* REQUIREMENT
From the first line of the listing below to the line with "const NAVY = '#1f3864';", print each line exactly, and nothing more. Leave out the pictures.

* AVAILABLE RECORDS
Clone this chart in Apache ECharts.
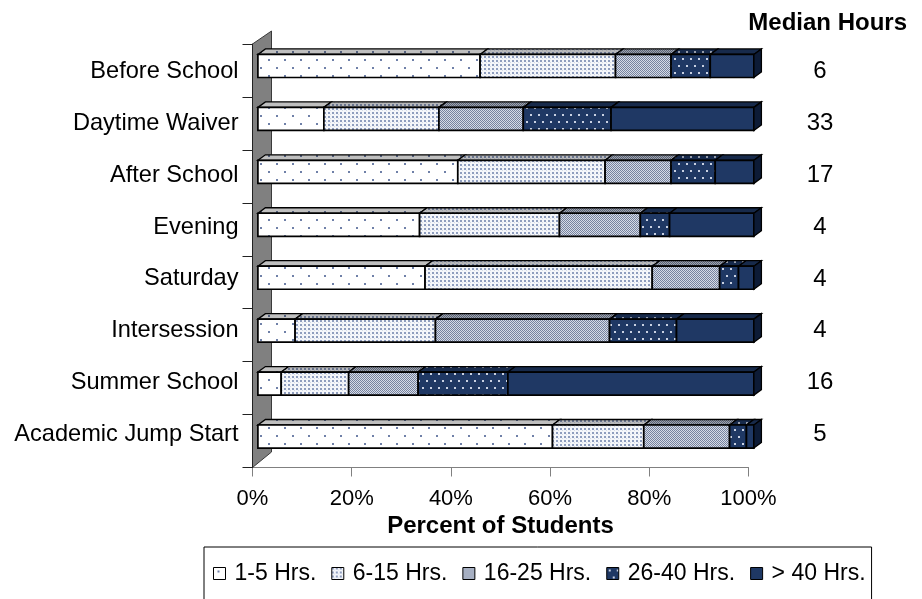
<!DOCTYPE html>
<html><head><meta charset="utf-8">
<script src="https://cdn.jsdelivr.net/npm/echarts@6/dist/echarts.min.js"></script>
<style>html,body{margin:0;padding:0;background:#fff}#c{width:922px;height:599px}</style>
</head><body><div id="c"></div>
<script>
const categories = ['Before School','Daytime Waiver','After School','Evening','Saturday','Intersession','Summer School','Academic Jump Start'];
const seriesNames = ['1-5 Hrs.','6-15 Hrs.','16-25 Hrs.','26-40 Hrs.','> 40 Hrs.'];
const hrs1to5   = [44.8, 13.3, 40.3, 32.6, 33.7, 7.5, 4.7, 59.4];
const hrs6to15  = [27.3, 23.2, 29.7, 28.2, 45.8, 28.3, 13.6, 18.4];
const hrs16to25 = [11.2, 17.0, 13.3, 16.3, 13.6, 35.1, 14.0, 17.3];
const hrs26to40 = [7.9, 17.7, 8.9, 5.9, 3.8, 13.5, 18.1, 3.4];
const hrsOver40 = [8.8, 28.8, 7.8, 17.0, 3.1, 15.6, 49.6, 1.5];
const medianHours = [6, 33, 17, 4, 4, 4, 16, 5];

const FONT = "'Liberation Sans', Arial, sans-serif";
const NAVY = '#1f3864';

function makePattern(w, h, bg, draw) {
  const c = document.createElement('canvas');
  c.width = w; c.height = h;
  const g = c.getContext('2d');
  g.fillStyle = bg; g.fillRect(0, 0, w, h);
  draw(g);
  return { image: c, repeat: 'repeat' };
}
const patterns = [
  makePattern(16, 16, '#ffffff', g => { g.fillStyle = '#6f80a8'; g.fillRect(4, 3, 2, 2); g.fillRect(12, 11, 2, 2); }),
  makePattern(4, 4, '#f4f6fa', g => { g.fillStyle = '#8e9dbe'; g.fillRect(0, 0, 2, 2); g.fillStyle = '#d4dae6'; g.fillRect(2, 2, 1, 1); }),
  makePattern(2, 2, '#d6dbe6', g => { g.fillStyle = '#76839f'; g.fillRect(0, 0, 1, 1); g.fillRect(1, 1, 1, 1); }),
  makePattern(8, 14, NAVY, g => { g.fillStyle = '#c9d1e2'; g.fillRect(2, 2, 2, 2); g.fillRect(6, 9, 2, 2); }),
  NAVY
];

const valueSets = [hrs1to5, hrs6to15, hrs16to25, hrs26to40, hrsOver40];
const cum = categories.map(() => 0);
const stackData = valueSets.map(vals => categories.map((c, i) => {
  const s = cum[i]; cum[i] += vals[i];
  return [i, s, s + vals[i]];
}));

const FDX = 5.4, FDY = -4.5;   // front plane shift of the bars
const DDX = 7.5, DDY = -5.5;   // bar depth
const BAR_RATIO = 0.435;

function renderSeg(si) {
  return function (params, api) {
    const cat = api.value(0), s = api.value(1), e = api.value(2);
    const p0 = api.coord([s, cat]), p1 = api.coord([e, cat]);
    const h = api.size([0, 1])[1] * BAR_RATIO;
    const x0 = p0[0] + FDX, x1 = p1[0] + FDX, yc = p0[1] + FDY;
    const yt = yc - h / 2, yb = yc + h / 2;
    const top = [[x0, yt], [x0 + DDX, yt + DDY], [x1 + DDX, yt + DDY], [x1, yt]];
    const ch = [
      { type: 'polygon', shape: { points: top }, style: { fill: patterns[si] } },
      { type: 'polygon', shape: { points: top }, style: { fill: 'rgba(0,0,0,0.25)', stroke: '#000', lineWidth: 1.3 } },
      { type: 'rect', shape: { x: x0, y: yt, width: x1 - x0, height: h }, style: { fill: patterns[si], stroke: '#000', lineWidth: 1.7 } }
    ];
    if (si === 4) {
      ch.push({ type: 'polygon', shape: { points: [[x1, yt], [x1 + DDX, yt + DDY], [x1 + DDX, yb + DDY], [x1, yb]] },
        style: { fill: '#0d1b36', stroke: '#000', lineWidth: 1.3 } });
    }
    return { type: 'group', children: ch };
  };
}

const series = [{
  type: 'custom', name: 'wall', coordinateSystem: 'cartesian2d', xAxisIndex: 0, yAxisIndex: 0,
  z: 1, clip: false, silent: true, data: [[0, 0, 0]],
  renderItem: function (params, api) {
    const r = params.coordSys;
    return { type: 'polygon', shape: { points: [[r.x, r.y], [r.x + 19, r.y - 13], [r.x + 19, r.y + r.height - 15.5], [r.x, r.y + r.height]] },
      style: { fill: '#808080', stroke: '#3a3a3a', lineWidth: 1 } };
  }
}];
seriesNames.forEach((n, si) => {
  series.push({
    type: 'custom', name: n, coordinateSystem: 'cartesian2d', xAxisIndex: 0, yAxisIndex: 0,
    z: 3, clip: false, data: stackData[si], encode: { x: [1, 2], y: 0 },
    itemStyle: { color: patterns[si], borderColor: '#000', borderWidth: 1 },
    renderItem: renderSeg(si)
  });
});

const chart = echarts.init(document.getElementById('c'), null, { renderer: 'canvas' });
chart.setOption({
  animation: false,
  textStyle: { fontFamily: FONT },
  title: { text: 'Median Hours', right: 10, top: 6, textStyle: { fontFamily: FONT, fontSize: 24, fontWeight: 'bold', color: '#000' } },
  grid: [
    { left: 252.5, right: 173.5, top: 44, bottom: 131.5 },
    { left: 252.5, right: 102, top: 45.5, height: 415 }
  ],
  xAxis: [
    { gridIndex: 0, type: 'value', min: 0, max: 100, interval: 20,
      axisLine: { show: true, lineStyle: { color: '#808080', width: 1 } },
      axisTick: { show: true, length: 9, lineStyle: { color: '#808080' } },
      axisLabel: { formatter: '{value}%', fontSize: 22, color: '#000', margin: 20, fontFamily: FONT },
      splitLine: { show: false },
      name: 'Percent of Students', nameLocation: 'middle', nameGap: 42,
      nameTextStyle: { fontSize: 24, fontWeight: 'bold', color: '#000', fontFamily: FONT } },
    { gridIndex: 1, type: 'value', show: false, min: 0, max: 100 }
  ],
  yAxis: [
    { gridIndex: 0, type: 'category', data: categories, inverse: true, z: 10,
      axisLine: { show: true, lineStyle: { color: '#222', width: 1 } },
      axisTick: { show: true, length: 10, lineStyle: { color: '#222' } },
      axisLabel: { show: false } },
    { gridIndex: 1, type: 'category', data: categories, inverse: true, position: 'left',
      axisLine: { show: false }, axisTick: { show: false },
      axisLabel: { fontSize: 23.6, color: '#000', margin: 14, fontFamily: FONT } },
    { gridIndex: 1, type: 'category', data: medianHours.map(String), inverse: true, position: 'right',
      axisLine: { show: false }, axisTick: { show: false },
      axisLabel: { fontSize: 24, color: '#000', margin: 0, align: 'center', fontFamily: FONT } }
  ],
  legend: {
    data: seriesNames, left: 204, top: 547, orient: 'horizontal',
    padding: [15, 6, 60, 9], itemGap: 15, itemWidth: 12, itemHeight: 12, icon: 'rect',
    borderColor: '#000', borderWidth: 1,
    itemStyle: { borderColor: '#000', borderWidth: 1 },
    textStyle: { fontSize: 23, color: '#000', fontFamily: FONT, padding: [0, 0, 0, 4] }
  },
  series: series
});
</script>
</body></html>
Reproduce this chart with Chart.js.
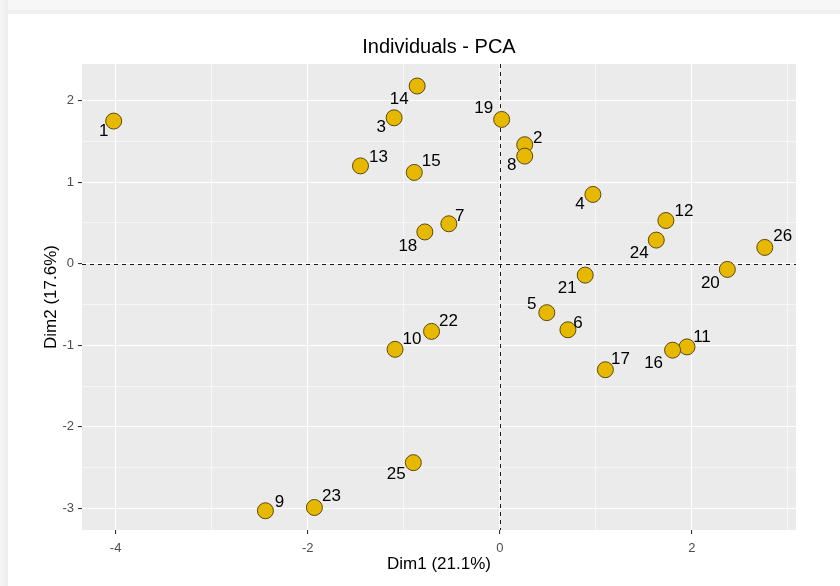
<!DOCTYPE html>
<html>
<head>
<meta charset="utf-8">
<title>Individuals - PCA</title>
<script src="https://cdn.jsdelivr.net/npm/chart.js@4.4.1/dist/chart.umd.min.js"></script>
<style>
  html, body { margin: 0; padding: 0; background: #fff; }
  body { width: 840px; height: 586px; position: relative; overflow: hidden; }
  .top-strip { position: absolute; left: 0; top: 0; width: 840px; height: 10px; background: #f7f7f7; border-bottom: 4px solid #efefef; }
  .left-strip { position: absolute; left: 0; top: 0; width: 8px; height: 586px; background: linear-gradient(to right, #f5f5f5, #ececec); }
  #wrap { position: absolute; left: 0; top: 0; width: 840px; height: 586px; }
</style>
</head>
<body>
<div class="top-strip"></div>
<div class="left-strip"></div>
<div id="wrap"><canvas id="pca"></canvas></div>
<script>
// --- Data ---
const ids  = ['1','2','3','4','5','6','7','8','9','10','11','12','13',
              '14','15','16','17','18','19','20','21','22','23','24','25','26'];
const dim1 = [-4.02, 0.26, -1.10, 0.97, 0.49, 0.71, -0.53, 0.26, -2.44, -1.09, 1.95, 1.73, -1.45,
              -0.86, -0.89, 1.80, 1.10, -0.78, 0.02, 2.37, 0.89, -0.71, -1.93, 1.63, -0.90, 2.76];
const dim2 = [1.75, 1.46, 1.79, 0.85, -0.60, -0.81, 0.49, 1.32, -3.03, -1.05, -1.02, 0.53, 1.20,
              2.18, 1.12, -1.06, -1.30, 0.39, 1.77, -0.07, -0.14, -0.83, -2.99, 0.29, -2.44, 0.20];

const xMajor = [-4, -2, 0, 2];
const xMinor = [-3, -1, 1, 3];
const yMajor = [-3, -2, -1, 0, 1, 2];
const yMinor = [-2.5, -1.5, -0.5, 0.5, 1.5];

// where each label sits relative to its point (px), like ggrepel placed them
const labelOffsets = {
  '1': [-10, 10], '2': [13, -6], '3': [-13, 10], '4': [-13, 10], '5': [-15, -8],
  '6': [10, -6], '7': [11, -7], '8': [-13, 9], '9': [14, -8], '10': [17, -10],
  '11': [15, -10], '12': [18, -9], '13': [18, -9], '14': [-18, 13], '15': [17, -11],
  '16': [-19, 13], '17': [15, -10], '18': [-17, 14], '19': [-18, -11], '20': [-17, 14],
  '21': [-18, 13], '22': [17, -10], '23': [17, -11], '24': [-17, 13], '25': [-17, 12],
  '26': [18, -11]
};

const FONT = '"Liberation Sans", Arial, sans-serif';

// grey panel like ggplot
const panelBg = {
  id: 'panelBg',
  beforeDraw(chart) {
    const { ctx, chartArea: a } = chart;
    ctx.save();
    ctx.fillStyle = '#ebebeb';
    ctx.fillRect(a.left, a.top, a.right - a.left, a.bottom - a.top);
    ctx.restore();
  }
};

// dashed lines through the origin
const zeroLines = {
  id: 'zeroLines',
  beforeDatasetsDraw(chart) {
    const { ctx, chartArea: a, scales } = chart;
    const x0 = Math.round(scales.x.getPixelForValue(0)) + 0.5;
    const y0 = Math.round(scales.y.getPixelForValue(0)) + 0.5;
    ctx.save();
    ctx.strokeStyle = '#1a1a1a';
    ctx.lineWidth = 1;
    ctx.setLineDash([4, 4]);
    ctx.beginPath();
    ctx.moveTo(a.left, y0); ctx.lineTo(a.right, y0);
    ctx.moveTo(x0, a.top); ctx.lineTo(x0, a.bottom);
    ctx.stroke();
    ctx.restore();
  }
};

const pointLabels = {
  id: 'pointLabels',
  afterDatasetsDraw(chart) {
    const { ctx } = chart;
    const meta = chart.getDatasetMeta(0);
    ctx.save();
    ctx.font = '17px ' + FONT;
    ctx.fillStyle = '#000';
    ctx.textAlign = 'center';
    ctx.textBaseline = 'middle';
    meta.data.forEach((pt, i) => {
      const off = labelOffsets[ids[i]] || [12, -8];
      ctx.fillText(ids[i], pt.x + off[0], pt.y + off[1]);
    });
    ctx.restore();
  }
};

const points = dim1.map((x, i) => ({ x: x, y: dim2[i] }));
const isMajor = (list, v) => list.some(m => Math.abs(m - v) < 1e-9);

new Chart(document.getElementById('pca'), {
  type: 'scatter',
  data: {
    datasets: [{
      data: points,
      backgroundColor: '#E7B800',
      borderColor: '#5b4a10',
      borderWidth: 1,
      pointRadius: 8,
      pointHoverRadius: 8
    }]
  },
  options: {
    responsive: true,
    maintainAspectRatio: false,
    animation: false,
    layout: { padding: { top: 0, right: 44, bottom: 0, left: 0 } },
    plugins: {
      legend: { display: false },
      tooltip: { enabled: false },
      title: {
        display: true,
        text: 'Individuals - PCA',
        color: '#000',
        fullSize: false,
        font: { family: FONT, size: 20, weight: 'normal' },
        padding: { top: 35, bottom: 5 }
      }
    },
    scales: {
      x: {
        type: 'linear',
        min: -4.35,
        max: 3.085,
        afterBuildTicks: s => { s.ticks = xMajor.concat(xMinor).sort((a, b) => a - b).map(v => ({ value: v })); },
        afterFit: s => { s.height = 56; },
        border: { display: false },
        grid: {
          color: '#ffffff',
          lineWidth: c => isMajor(xMajor, c.tick.value) ? 1.1 : 0.55,
          tickColor: c => isMajor(xMajor, c.tick.value) ? '#333333' : 'rgba(0,0,0,0)',
          tickLength: 4,
          drawTicks: true
        },
        ticks: {
          color: '#4d4d4d',
          padding: 7,
          maxRotation: 0,
          autoSkip: false,
          font: { family: FONT, size: 13 },
          callback: v => isMajor(xMajor, v) ? String(v) : ''
        },
        title: {
          display: true,
          text: 'Dim1 (21.1%)',
          color: '#000',
          font: { family: FONT, size: 17 },
          padding: { top: 0, bottom: 11 }
        }
      },
      y: {
        type: 'linear',
        min: -3.266,
        max: 2.45,
        afterBuildTicks: s => { s.ticks = yMajor.concat(yMinor).sort((a, b) => a - b).map(v => ({ value: v })); },
        afterFit: s => { s.width = 82; },
        border: { display: false },
        grid: {
          color: '#ffffff',
          lineWidth: c => isMajor(yMajor, c.tick.value) ? 1.1 : 0.55,
          tickColor: c => isMajor(yMajor, c.tick.value) ? '#333333' : 'rgba(0,0,0,0)',
          tickLength: 4,
          drawTicks: true
        },
        ticks: {
          color: '#4d4d4d',
          padding: 4,
          autoSkip: false,
          font: { family: FONT, size: 13 },
          callback: v => isMajor(yMajor, v) ? String(v) : ''
        },
        title: {
          display: true,
          text: 'Dim2 (17.6%)',
          color: '#000',
          font: { family: FONT, size: 17 },
          padding: { top: 41, bottom: 0 }
        }
      }
    }
  },
  plugins: [panelBg, zeroLines, pointLabels]
});
</script>
</body>
</html>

* SOLUTION
Clone this chart in Apache ECharts.
<!DOCTYPE html>
<html><head><meta charset="utf-8">
<script src="https://cdn.jsdelivr.net/npm/echarts@6/dist/echarts.min.js"></script>
<style>html,body{margin:0;padding:0;background:#fff}#c{width:922px;height:599px}</style>
</head><body><div id="c"></div>
<script>
const categories = ['Before School','Daytime Waiver','After School','Evening','Saturday','Intersession','Summer School','Academic Jump Start'];
const seriesNames = ['1-5 Hrs.','6-15 Hrs.','16-25 Hrs.','26-40 Hrs.','> 40 Hrs.'];
const hrs1to5   = [44.8, 13.3, 40.3, 32.6, 33.7, 7.5, 4.7, 59.4];
const hrs6to15  = [27.3, 23.2, 29.7, 28.2, 45.8, 28.3, 13.6, 18.4];
const hrs16to25 = [11.2, 17.0, 13.3, 16.3, 13.6, 35.1, 14.0, 17.3];
const hrs26to40 = [7.9, 17.7, 8.9, 5.9, 3.8, 13.5, 18.1, 3.4];
const hrsOver40 = [8.8, 28.8, 7.8, 17.0, 3.1, 15.6, 49.6, 1.5];
const medianHours = [6, 33, 17, 4, 4, 4, 16, 5];

const FONT = "'Liberation Sans', Arial, sans-serif";
const NAVY = '#1f3864';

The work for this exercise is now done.